═══ DATA TO USE

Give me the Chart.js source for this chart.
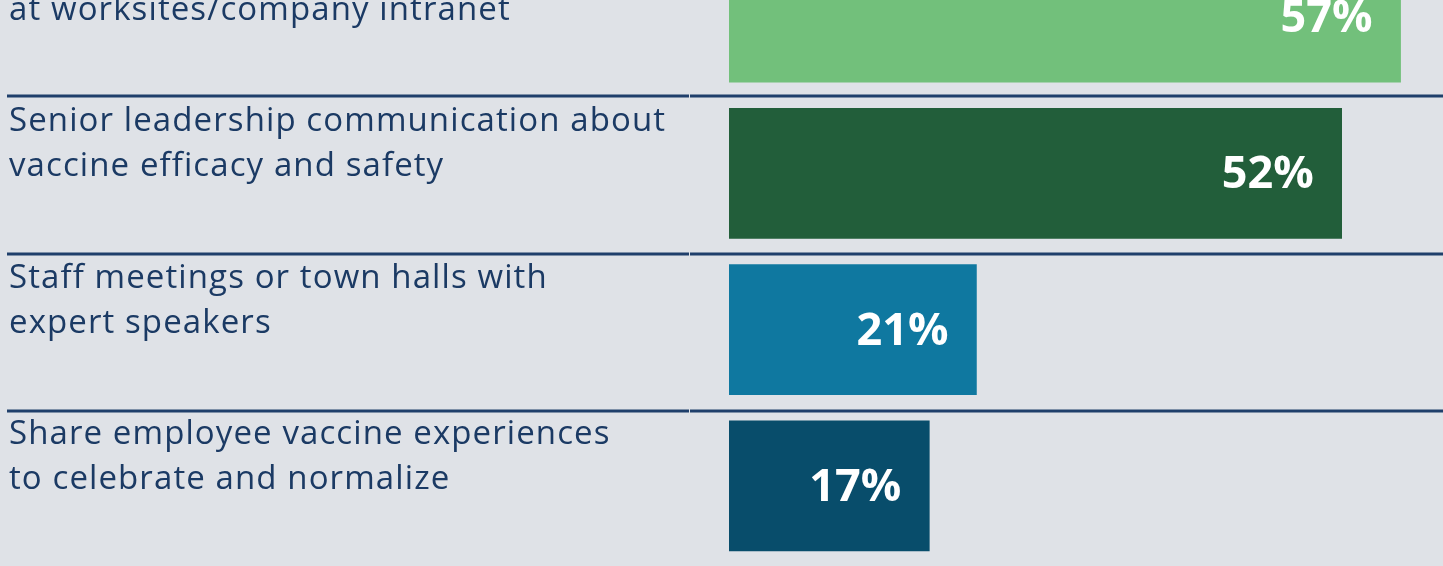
<!DOCTYPE html>
<html>
<head>
<meta charset="utf-8">
<script src="https://cdn.jsdelivr.net/npm/chart.js@4/dist/chart.umd.min.js"></script>
<style>
  html, body { margin: 0; padding: 0; background: #dfe2e7; overflow: hidden; }
  #wrap { position: absolute; left: 0; top: -61px; width: 1443px; height: 625px; }
</style>
</head>
<body>
<div id="wrap"><canvas id="c" width="1443" height="625"></canvas></div>
<script>
const categories = [
  ["", "at worksites/company intranet"],
  ["Senior leadership communication about", "vaccine efficacy and safety"],
  ["Staff meetings or town halls with", "expert speakers"],
  ["Share employee vaccine experiences", "to celebrate and normalize"]
];
const values = [57, 52, 21, 17];
const valueLabels = ["57%", "52%", "21%", "17%"];
const barColors = ["#72c07b", "#225e3a", "#0f78a0", "#084d6b"];

const TEXT = "#1b3a64";
const LINE = "#1f3f6b";

const decor = {
  id: "decor",
  afterDatasetsDraw(chart) {
    const ctx = chart.ctx;
    const meta = chart.getDatasetMeta(0);
    ctx.save();
    // separators
    for (let i = 0; i < values.length - 1; i++) {
      const a = meta.data[i], b = meta.data[i + 1];
      const mid = Math.round(((a.y + a.height / 2) + (b.y - b.height / 2)) / 2) + 1 + i;
      ctx.fillStyle = LINE;
      ctx.fillRect(7, mid - 1.5, 682, 3);
      ctx.fillRect(690, mid - 1.5, 1443 - 690, 3);
    }
    // category labels
    ctx.fillStyle = TEXT;
    ctx.font = "33px 'Open Sans'";
    if ("letterSpacing" in ctx) ctx.letterSpacing = "1.1px";
    ctx.textAlign = "left";
    ctx.textBaseline = "alphabetic";
    categories.forEach((lines, i) => {
      const bar = meta.data[i];
      const top = bar.y - bar.height / 2;
      lines.forEach((t, j) => ctx.fillText(t, 9, top + 23 + j * 45));
    });
    if ("letterSpacing" in ctx) ctx.letterSpacing = "0px";
    // value labels
    ctx.fillStyle = "#ffffff";
    ctx.font = "bold 45px 'Open Sans'";
    ctx.textAlign = "right";
    valueLabels.forEach((t, i) => {
      const bar = meta.data[i];
      ctx.fillText(t, bar.x - 28, bar.y + 15);
    });
    ctx.restore();
  }
};

new Chart(document.getElementById("c"), {
  type: "bar",
  data: {
    labels: categories,
    datasets: [{
      data: values,
      backgroundColor: barColors,
      borderWidth: 0,
      barThickness: 130
    }]
  },
  options: {
    indexAxis: "y",
    responsive: false,
    animation: false,
    events: [],
    layout: { padding: { left: 729, right: 0, top: 0, bottom: 0 } },
    plugins: { legend: { display: false }, tooltip: { enabled: false } },
    scales: {
      x: { display: false, min: 0, max: 60.6 },
      y: { display: false, offset: true }
    }
  },
  plugins: [decor]
});
</script>
</body>
</html>
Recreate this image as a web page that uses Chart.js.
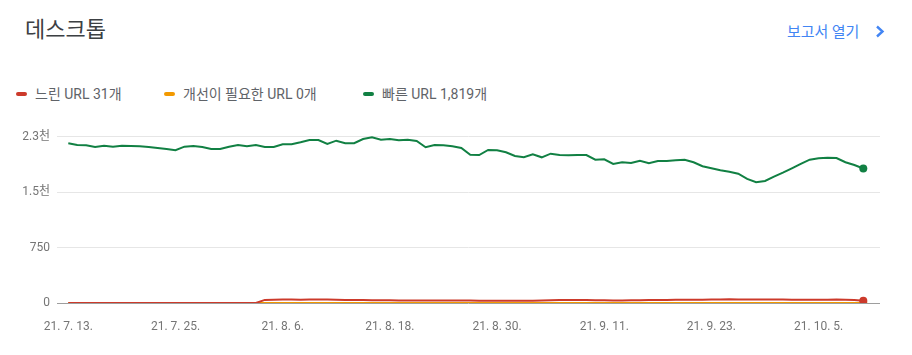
<!DOCTYPE html>
<html><head><meta charset="utf-8">
<script src="https://cdn.jsdelivr.net/npm/chart.js@4"></script>
<style>
html,body{margin:0;padding:0;background:#fff;}
body{width:912px;height:355px;position:relative;overflow:hidden;font-family:Roboto,"Noto Sans CJK KR",sans-serif;}
#title{position:absolute;left:25px;top:11px;font-size:22px;line-height:32px;color:#3c4043;font-family:"Noto Sans CJK KR",sans-serif;}
#link{position:absolute;left:787px;top:19px;font-size:15px;line-height:24px;color:#4285f4;font-family:"Noto Sans CJK KR",sans-serif;}
#chev{position:absolute;left:874px;top:25px;}
.leg{position:absolute;top:84px;height:20px;line-height:20px;font-size:14px;color:#5f6368;white-space:nowrap;}
.leg i{position:absolute;left:0;top:8px;width:11px;height:4px;border-radius:2px;}
.leg span{position:absolute;left:19px;top:0;}
canvas{position:absolute;left:0;top:0;}
</style></head>
<body>
<div id="title">데스크톱</div>
<div id="link">보고서 열기</div>
<svg id="chev" width="12" height="13" viewBox="0 0 12 13"><path d="M3 1.5 L8.5 6.5 L3 11.5" fill="none" stroke="#4285f4" stroke-width="2.4"/></svg>
<div class="leg" style="left:16px"><i style="background:#cc3a2b"></i><span>느린 URL 31개</span></div>
<div class="leg" style="left:164px"><i style="background:#f29900"></i><span>개선이 필요한 URL 0개</span></div>
<div class="leg" style="left:363px"><i style="background:#118043"></i><span>빠른 URL 1,819개</span></div>
<canvas id="c" width="912" height="355"></canvas>
<script>
// x tick positions (day index) and labels
const tickIndex = [0, 12, 24, 36, 48, 60, 72, 84];
const tickLabels = ['21. 7. 13.', '21. 7. 25.', '21. 8. 6.', '21. 8. 18.', '21. 8. 30.', '21. 9. 11.', '21. 9. 23.', '21. 10. 5.'];
// y ticks
const yTicks = [0, 750, 1500, 2250];
const yTickLabels = ['0', '750', '1.5천', '2.3천'];

// series: one value per day, 21.7.13 .. 21.10.10
const slowUrls = [0,0,0,0,0,0,0,0,0,0,0,0,0,0,0,0,0,0,0,0,0,0,
  42,45,46,46,45,46,47,46,45,42,41,40,38,37,36,35,35,34,34,34,33,33,33,33,
  32,32,31,31,30,30,31,33,36,39,41,40,39,38,36,35,35,36,37,39,40,42,43,44,
  45,45,46,48,50,49,48,47,47,46,46,45,45,44,43,45,46,44,40,31];
const needsImprovement = [0,0,0,0,0,0,0,0,0,0,0,0,0,0,0,0,0,0,0,0,0,0,0,0,0,0,0,0,0,0,
  0,0,0,0,0,0,0,0,0,0,0,0,0,0,0,0,0,0,0,0,0,0,0,0,0,0,0,0,0,0,
  0,0,0,0,0,0,0,0,0,0,0,0,0,0,0,0,0,0,0,0,0,0,0,0,0,0,0,0,0,0];
const fastUrls = [2161,2138,2134,2111,2128,2115,2128,2124,2120,2111,2097,2084,2066,2115,2124,2111,2084,2084,2115,2138,
  2120,2138,2111,2111,2147,2147,2174,2205,2205,2151,2196,2161,2161,2219,2242,2209,2219,2201,2209,2192,
  2107,2138,2134,2120,2097,2006,2002,2070,2066,2039,1989,1971,2012,1971,2020,2002,1998,2002,2002,1939,
  1944,1881,1904,1894,1925,1890,1921,1921,1931,1939,1904,1850,1822,1795,1776,1749,1678,1633,1651,1709,
  1763,1822,1881,1939,1958,1966,1962,1904,1867,1819];

const toXY = arr => arr.map((v, i) => ({x: i, y: v}));
const lastDot = ctx => (ctx.dataIndex === ctx.dataset.data.length - 1 ? 4 : 0);
const ds = (label, arr, color) => ({
  label, data: toXY(arr), borderColor: color, backgroundColor: color,
  borderWidth: 2, tension: 0, pointRadius: lastDot, pointHoverRadius: 0,
  pointBorderWidth: 0, fill: false
});

new Chart(document.getElementById('c'), {
  type: 'line',
  data: { datasets: [
    ds('느린 URL', slowUrls, '#cc3a2b'),
    ds('개선이 필요한 URL', needsImprovement, '#f29900'),
    ds('빠른 URL', fastUrls, '#118043')
  ]},
  options: {
    responsive: false, animation: false,
    layout: { padding: { top: 125.6, right: 32, left: 0, bottom: 0 } },
    plugins: { legend: { display: false }, tooltip: { enabled: false } },
    events: [],
    scales: {
      x: {
        type: 'linear', min: -1.265, max: 90.87,
        grid: { display: false }, border: { display: false },
        afterBuildTicks: s => { s.ticks = tickIndex.map(v => ({ value: v })); },
        afterFit: s => { s.height = 52; },
        ticks: {
          autoSkip: false, maxRotation: 0, padding: 9,
          color: '#757575', font: { family: 'Roboto', size: 12 },
          callback: v => tickLabels[tickIndex.indexOf(v)]
        }
      },
      y: {
        min: 0, max: 2400,
        border: { display: false },
        grid: { drawTicks: false, lineWidth: 1,
          color: c => (c.tick && c.tick.value === 0 ? '#9e9e9e' : '#e6e6e6') },
        afterBuildTicks: s => { s.ticks = yTicks.map(v => ({ value: v })); },
        afterFit: s => { s.width = 57; },
        ticks: {
          padding: 7, color: '#757575',
          font: { family: 'Roboto, "Noto Sans CJK KR"', size: 12 },
          callback: v => yTickLabels[yTicks.indexOf(v)]
        }
      }
    }
  }
});
</script>
</body></html>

══════

TASK ▸ Return each line with "this".

ANSWER IN FULL ▸
Give me the Chart.js source for this chart.
Recreate this image as a web page that uses Chart.js.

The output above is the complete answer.